## [Listed records]
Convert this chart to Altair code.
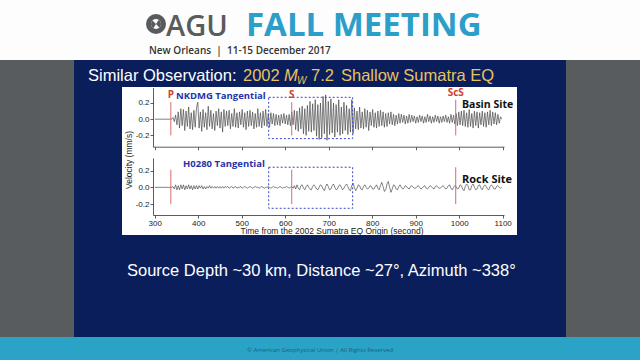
--
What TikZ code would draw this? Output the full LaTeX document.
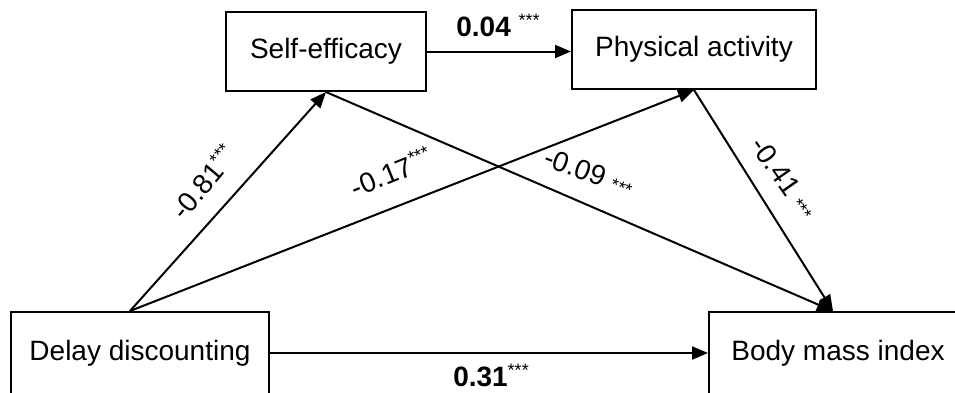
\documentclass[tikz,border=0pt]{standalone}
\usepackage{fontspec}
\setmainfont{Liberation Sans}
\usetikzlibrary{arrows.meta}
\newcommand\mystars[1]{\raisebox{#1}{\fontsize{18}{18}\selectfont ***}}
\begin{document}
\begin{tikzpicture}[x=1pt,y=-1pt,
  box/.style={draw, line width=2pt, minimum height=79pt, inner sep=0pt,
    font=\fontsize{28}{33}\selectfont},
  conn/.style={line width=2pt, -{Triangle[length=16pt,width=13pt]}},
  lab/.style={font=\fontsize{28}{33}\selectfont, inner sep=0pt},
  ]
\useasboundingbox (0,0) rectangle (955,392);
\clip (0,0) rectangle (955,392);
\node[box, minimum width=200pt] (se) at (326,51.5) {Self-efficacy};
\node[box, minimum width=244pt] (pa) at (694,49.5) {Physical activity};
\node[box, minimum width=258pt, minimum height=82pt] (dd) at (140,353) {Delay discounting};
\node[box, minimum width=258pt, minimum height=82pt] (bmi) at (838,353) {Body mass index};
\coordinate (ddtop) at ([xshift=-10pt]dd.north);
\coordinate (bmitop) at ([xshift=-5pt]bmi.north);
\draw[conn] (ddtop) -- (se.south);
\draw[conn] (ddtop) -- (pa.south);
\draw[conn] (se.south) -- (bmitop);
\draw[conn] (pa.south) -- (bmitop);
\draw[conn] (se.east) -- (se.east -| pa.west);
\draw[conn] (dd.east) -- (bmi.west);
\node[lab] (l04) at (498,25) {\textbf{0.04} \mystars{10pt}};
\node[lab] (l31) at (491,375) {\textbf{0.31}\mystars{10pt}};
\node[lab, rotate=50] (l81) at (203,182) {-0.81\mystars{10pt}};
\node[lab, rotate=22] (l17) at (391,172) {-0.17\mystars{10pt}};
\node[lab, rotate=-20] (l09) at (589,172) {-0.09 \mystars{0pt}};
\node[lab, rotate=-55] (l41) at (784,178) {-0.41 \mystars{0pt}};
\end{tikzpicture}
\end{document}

## [Directions for this task]
From the entries, report each line that includes the word "draw".

## [Full solution]
What TikZ code would draw this? Output the full LaTeX document.
  box/.style={draw, line width=2pt, minimum height=79pt, inner sep=0pt,
\draw[conn] (ddtop) -- (se.south);
\draw[conn] (ddtop) -- (pa.south);
\draw[conn] (se.south) -- (bmitop);
\draw[conn] (pa.south) -- (bmitop);
\draw[conn] (se.east) -- (se.east -| pa.west);
\draw[conn] (dd.east) -- (bmi.west);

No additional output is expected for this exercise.